Throwback Thursday: The cascade at Gavarnie.
It had been an exhausting 10 days. Chuck and I had visited penpals near Luxembourg, in Bordeaux and Barcelona. They ran us ragged seeing the sites, so we decided we needed a vacation from our vacation.
Driving north from Barcelona in a brand-new, rented, now beat-up Peugot, we cracked the Michelin guide at random to Gavarnie, a tiny town a mile up in the Haute Pyrenees on the border of France and Spain. Driving in at dusk, we could make out a thin white line against the peaks. As the light dimmed, we settled on the idea that it was ice in a crevice and worthy of exploring the next day.
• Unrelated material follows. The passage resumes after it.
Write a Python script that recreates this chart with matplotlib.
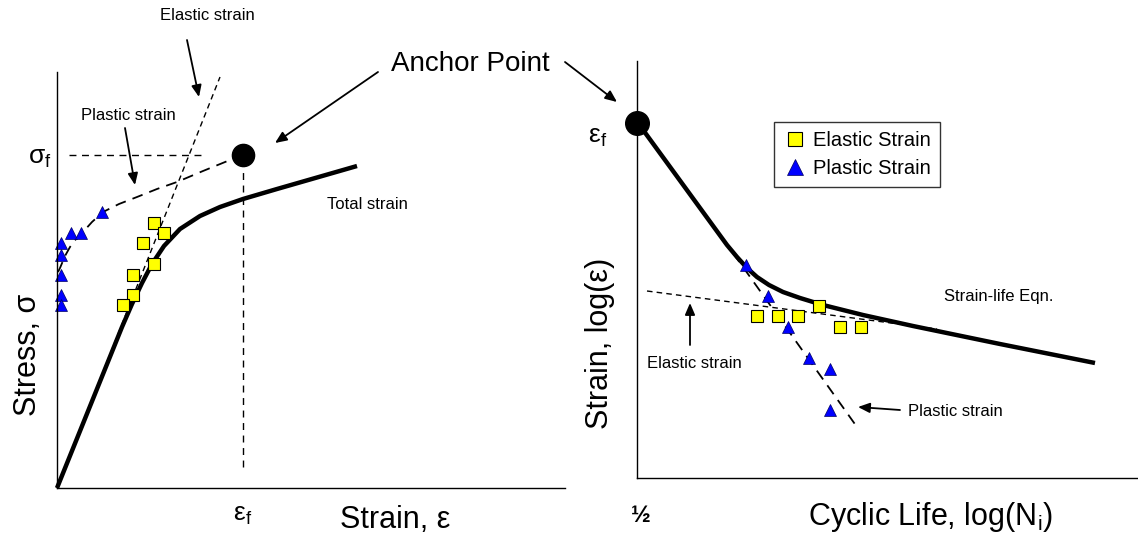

It must have been 9:30 when we checked into the hotel and found a outdoor cafe still open and a few guys with climbing ropes nursing bottles of Kronenbourg and sore knees.
Getting up far too early (still a bad habit from doing a morning radio show) I decided to hike the two miles in to check out the crevice. It was still dark when I started and a mile down the trail the remote Hotel du Cirque looked abandoned through the dim light and thick fog. I’d passed a river and the water sounded like it was raging everywhere around me when I decided I needed to wait for the sun to rise and burn off the fog to make sense of it all. I rolled up my sweater as a pillow and lay down on a flat spot near some grazing sheep.
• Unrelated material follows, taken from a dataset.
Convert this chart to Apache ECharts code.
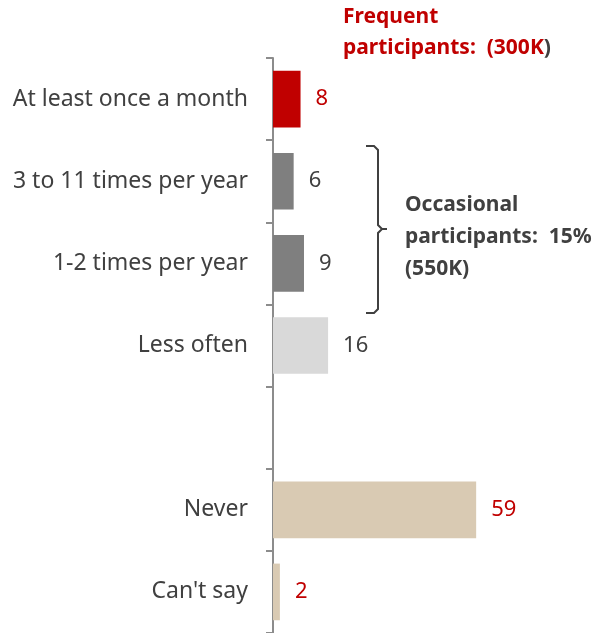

I opened my eyes about a minute later. Through the lifting fog I could now tell I was within a bowl of cliffs and this 1400-foot-high waterfall revealed itself right in front of me. I later tried to see if I could touch it, but the spray was so powerful as it cascaded onto the rocks that you couldn’t reach it. The cloest I could get was leaning my full body weight into the spray and it actually blowing me back.
It was amazing to be the only human witnessing this. As I headed back, I said “bonjour” to one person, then another and another. I stopped counting at 137, but passed at least 1,000 people all headed to where I’d justy been. Including Chuck, who I almost missed in a crowd. Back in Gavarnie, Arribere Dessus was lined with tour buses. I asked the clerk at the hotel if it was mayhem like this every day. He said: “Non. Every other. Tomorrow you’ll have Gavarnie to yourself while the tour buses invade Lourdes.”